There are several ways of representing signed numbers in binary. You are thinking of sign-and-magnitude, which is what IEEE floating point format uses. The most significant bit of a single precision `float`

or double precision `double`

is used to represent the sign, as you described. Integer values in modern computers are represented in two's complement. The range of values representable in two's complement depends on how many bits are used. The number of bits used depends on your compiler, the target you are compiling for and the variable type you choose. An 8-bit two's complement number can represent numbers in the range -128 to +127. In `C`

you would typically use the `char`

type for a signed 8-bit value and `int`

for a signed 32-bit value, all processors I'm aware of today would represent these in two's complement. To find out how many bytes of storage your system uses to store an `int`

you can use the `sizeof`

operator in `C`

, in most systems an `int`

is 4 bytes, or 32-bits. In an N-bit two's complement number the most significant bit (bit N-1) can, in fact, be used to determine the sign of the number, but the remaining bits are not to be interpreted as the magnitude.

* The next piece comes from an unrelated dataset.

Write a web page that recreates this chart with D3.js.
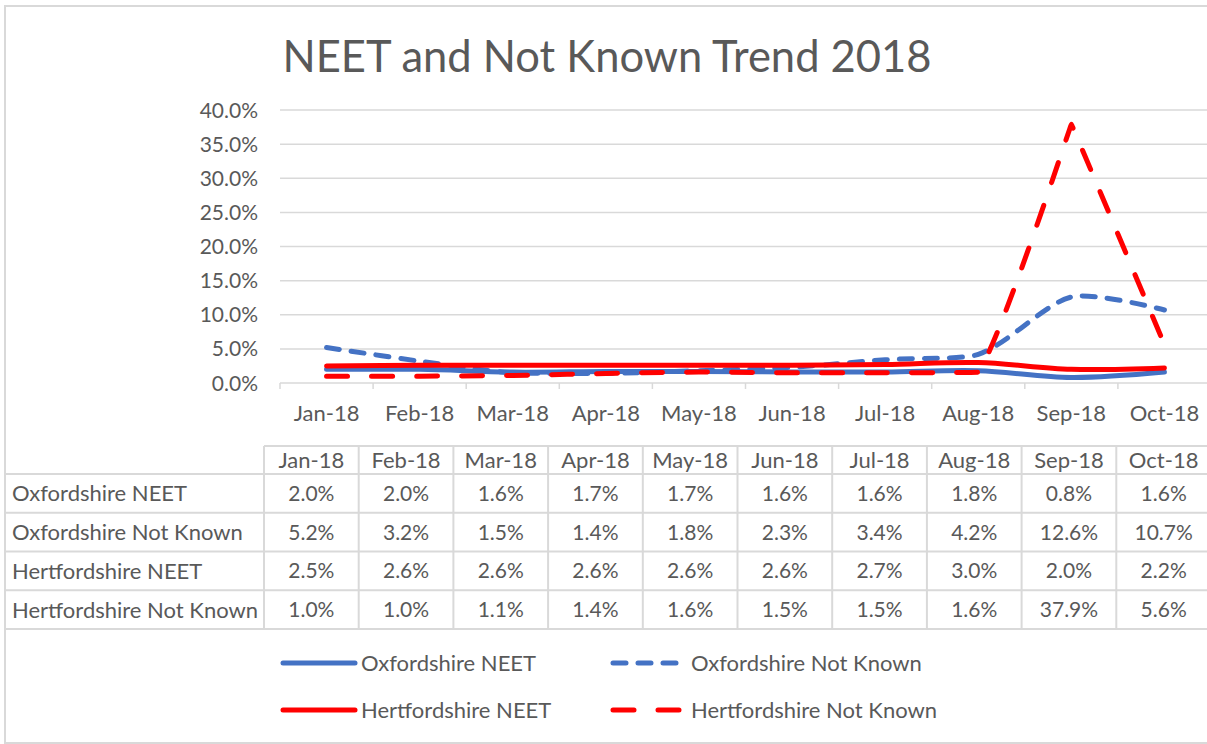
<!DOCTYPE html>
<html>
<head>
<meta charset="utf-8">
<script src="https://cdn.jsdelivr.net/npm/d3@7"></script>
<style>
  body { margin: 0; background: #fff; }
  svg text { font-family: Lato, "Open Sans", sans-serif; fill: #595959; }
</style>
</head>
<body>
<div id="chart"></div>
<script>
// data (percent values)
var months = ["Jan-18", "Feb-18", "Mar-18", "Apr-18", "May-18", "Jun-18", "Jul-18", "Aug-18", "Sep-18", "Oct-18"];
var oxon_neet = [2.0, 2.0, 1.6, 1.7, 1.7, 1.6, 1.6, 1.8, 0.8, 1.6];
var oxon_not_known = [5.2, 3.2, 1.5, 1.4, 1.8, 2.3, 3.4, 4.2, 12.6, 10.7];
var herts_neet = [2.5, 2.6, 2.6, 2.6, 2.6, 2.6, 2.7, 3.0, 2.0, 2.2];
var herts_not_known = [1.0, 1.0, 1.1, 1.4, 1.6, 1.5, 1.5, 1.6, 37.9, 5.6];
var y_ticks = [0, 5, 10, 15, 20, 25, 30, 35, 40];

var series = [
    { name: "Oxfordshire NEET", values: oxon_neet, color: "#4472C4", dash: null },
    { name: "Oxfordshire Not Known", values: oxon_not_known, color: "#4472C4", dash: "13,12" },
    { name: "Hertfordshire NEET", values: herts_neet, color: "#FF0000", dash: null },
    { name: "Hertfordshire Not Known", values: herts_not_known, color: "#FF0000", dash: "21,24" }
];

const WIDTH = 1207;
const HEIGHT = 744;
const GRID = "#d9d9d9";
const LINE_SIZE = 5;
const NUM_FONT = 21;
const TEXT_FONT = 22;

var svg = d3.select("#chart")
    .append("svg")
        .attr("width", WIDTH)
        .attr("height", HEIGHT);

// chart border (the right side runs off the picture)
svg.append("rect")
    .attr("x", 5)
    .attr("y", 6)
    .attr("width", 1210)
    .attr("height", 737)
    .attr("fill", "#fff")
    .attr("stroke", GRID)
    .attr("stroke-width", 2);

svg.append("text")
    .attr("x", 607)
    .attr("y", 72)
    .attr("text-anchor", "middle")
    .attr("font-size", 43.5)
    .text("NEET and Not Known Trend 2018");

// plot area
var x = d3.scaleBand()
    .domain(months)
    .range([280, 1211]);

var y = d3.scaleLinear()
    .domain([0, 40])
    .range([383, 110]);

svg.append("g")
    .selectAll("line")
    .data(y_ticks)
    .enter()
    .append("line")
        .attr("x1", x.range()[0])
        .attr("x2", x.range()[1])
        .attr("y1", function (d) { return y(d); })
        .attr("y2", function (d) { return y(d); })
        .attr("stroke", GRID)
        .attr("stroke-width", 1.5);

svg.append("g")
    .selectAll("text")
    .data(y_ticks)
    .enter()
    .append("text")
        .attr("x", 258)
        .attr("y", function (d) { return y(d); })
        .attr("dy", "0.36em")
        .attr("text-anchor", "end")
        .attr("font-size", NUM_FONT)
        .text(function (d) { return d.toFixed(1) + "%"; });

// category tick marks between bands
svg.append("g")
    .selectAll("line")
    .data(months)
    .enter()
    .append("line")
        .attr("x1", function (d) { return x(d); })
        .attr("x2", function (d) { return x(d); })
        .attr("y1", y(0))
        .attr("y2", y(0) + 6)
        .attr("stroke", GRID)
        .attr("stroke-width", 1.5);

svg.append("g")
    .selectAll("text")
    .data(months)
    .enter()
    .append("text")
        .attr("x", function (d) { return x(d) + x.bandwidth() / 2; })
        .attr("y", 413)
        .attr("dy", "0.36em")
        .attr("text-anchor", "middle")
        .attr("font-size", TEXT_FONT)
        .text(function (d) { return d; });

// smoothed line, close to what Excel does: tangents split by segment length,
// shortened at sharp corners and kept from overshooting the neighbour point
function smooth_path(values) {
    var pts = values.map(function (v, i) { return [x(months[i]) + x.bandwidth() / 2, y(v)]; });
    var n = pts.length;
    var c_in = [], c_out = [];
    for (var i = 0; i < n; i++) {
        if (i == 0 || i == n - 1) {
            c_in.push(pts[i]);
            c_out.push(pts[i]);
            continue;
        }
        var p0 = pts[i - 1], p1 = pts[i], p2 = pts[i + 1];
        var v0 = [p0[0] - p1[0], p0[1] - p1[1]], v2 = [p2[0] - p1[0], p2[1] - p1[1]];
        var d01 = Math.hypot(v0[0], v0[1]);
        var d12 = Math.hypot(v2[0], v2[1]);
        var cos = (v0[0] * v2[0] + v0[1] * v2[1]) / (d01 * d12);
        var k = Math.pow((1 - cos) / 2, 2);
        var tx = p2[0] - p0[0], ty = p2[1] - p0[1];
        var a = k * d01 / (d01 + d12) / 3, b = k * d12 / (d01 + d12) / 3;
        // no overshoot in y past the neighbours
        if (Math.abs(ty * a) > Math.abs(v0[1])) a *= Math.abs(v0[1]) / Math.abs(ty * a);
        if (Math.abs(ty * b) > Math.abs(v2[1])) b *= Math.abs(v2[1]) / Math.abs(ty * b);
        c_in.push([p1[0] - tx * a, p1[1] - ty * a]);
        c_out.push([p1[0] + tx * b, p1[1] + ty * b]);
    }
    var path = d3.path();
    path.moveTo(pts[0][0], pts[0][1]);
    for (var j = 1; j < n; j++) {
        path.bezierCurveTo(c_out[j - 1][0], c_out[j - 1][1], c_in[j][0], c_in[j][1], pts[j][0], pts[j][1]);
    }
    return path.toString();
}

svg.append("g")
    .selectAll("path")
    .data(series)
    .enter()
    .append("path")
        .attr("d", function (d) { return smooth_path(d.values); })
        .attr("fill", "none")
        .attr("stroke", function (d) { return d.color; })
        .attr("stroke-width", LINE_SIZE)
        .attr("stroke-linecap", "round")
        .attr("stroke-dasharray", function (d) { return d.dash; });

// data table
var col = d3.scaleBand()
    .domain(months)
    .range([264, 1211]);

var row = d3.scaleBand()
    .domain(series.map(function (d) { return d.name; }))
    .range([474, 629]);

var table = svg.append("g");

table.append("line")
    .attr("x1", col.range()[0]).attr("x2", col.range()[1])
    .attr("y1", 446).attr("y2", 446)
    .attr("stroke", GRID).attr("stroke-width", 2);

table.selectAll("line.h")
    .data([474].concat(row.domain().map(function (d) { return row(d) + row.bandwidth(); })))
    .enter()
    .append("line")
        .attr("class", "h")
        .attr("x1", 5)
        .attr("x2", col.range()[1])
        .attr("y1", function (d) { return d; })
        .attr("y2", function (d) { return d; })
        .attr("stroke", GRID)
        .attr("stroke-width", 2);

table.selectAll("line.v")
    .data(months)
    .enter()
    .append("line")
        .attr("class", "v")
        .attr("x1", function (d) { return col(d); })
        .attr("x2", function (d) { return col(d); })
        .attr("y1", 446)
        .attr("y2", 629)
        .attr("stroke", GRID)
        .attr("stroke-width", 2);

table.selectAll("text.head")
    .data(months)
    .enter()
    .append("text")
        .attr("class", "head")
        .attr("x", function (d) { return col(d) + col.bandwidth() / 2; })
        .attr("y", 460)
        .attr("dy", "0.36em")
        .attr("text-anchor", "middle")
        .attr("font-size", TEXT_FONT)
        .text(function (d) { return d; });

var rows = table.selectAll("g.row")
    .data(series)
    .enter()
    .append("g")
        .attr("class", "row")
        .attr("transform", function (d) { return "translate(0," + (row(d.name) + row.bandwidth() / 2) + ")"; });

rows.append("text")
    .attr("x", 12)
    .attr("dy", "0.36em")
    .attr("font-size", TEXT_FONT)
    .text(function (d) { return d.name; });

rows.selectAll("text.val")
    .data(function (d) { return d.values; })
    .enter()
    .append("text")
        .attr("class", "val")
        .attr("x", function (d, i) { return col(months[i]) + col.bandwidth() / 2; })
        .attr("dy", "0.36em")
        .attr("text-anchor", "middle")
        .attr("font-size", NUM_FONT)
        .text(function (d) { return d.toFixed(1) + "%"; });

// legend, two by two
var legend = svg.append("g")
    .selectAll("g")
    .data(series)
    .enter()
    .append("g")
        .attr("transform", function (d, i) {
            return "translate(" + [283, 613][i % 2] + "," + [663, 710][Math.floor(i / 2)] + ")";
        });

legend.append("line")
    .attr("x1", 0)
    .attr("x2", 72)
    .attr("stroke", function (d) { return d.color; })
    .attr("stroke-width", LINE_SIZE)
    .attr("stroke-linecap", "round")
    .attr("stroke-dasharray", function (d) { return d.dash; });

legend.append("text")
    .attr("x", 78)
    .attr("dy", "0.36em")
    .attr("font-size", TEXT_FONT)
    .text(function (d) { return d.name; });
</script>
</body>
</html>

See Wikipedia's article on two's complement.

One interesting fact of two's complement is that the most negative number representable in N bits has no representable positive counterpart in N bits. In other words, you cannot represent the absolute value of the most negative value. The most negative value in two's complement representable in N bits has the most significant bit (bit N-1) set, and the remaining bits 0, its value is -pow(2,N-1). For N=8 the most negative value is 0x80 and the value is -pow(2,8-1) which is -pow(2,7) or -128. The largest positive number representable in two's complement in 8 bits is 0x7F, a '0' in the most significant bit and '1' in the remaining bits, or pow(2,7)-1 or +127.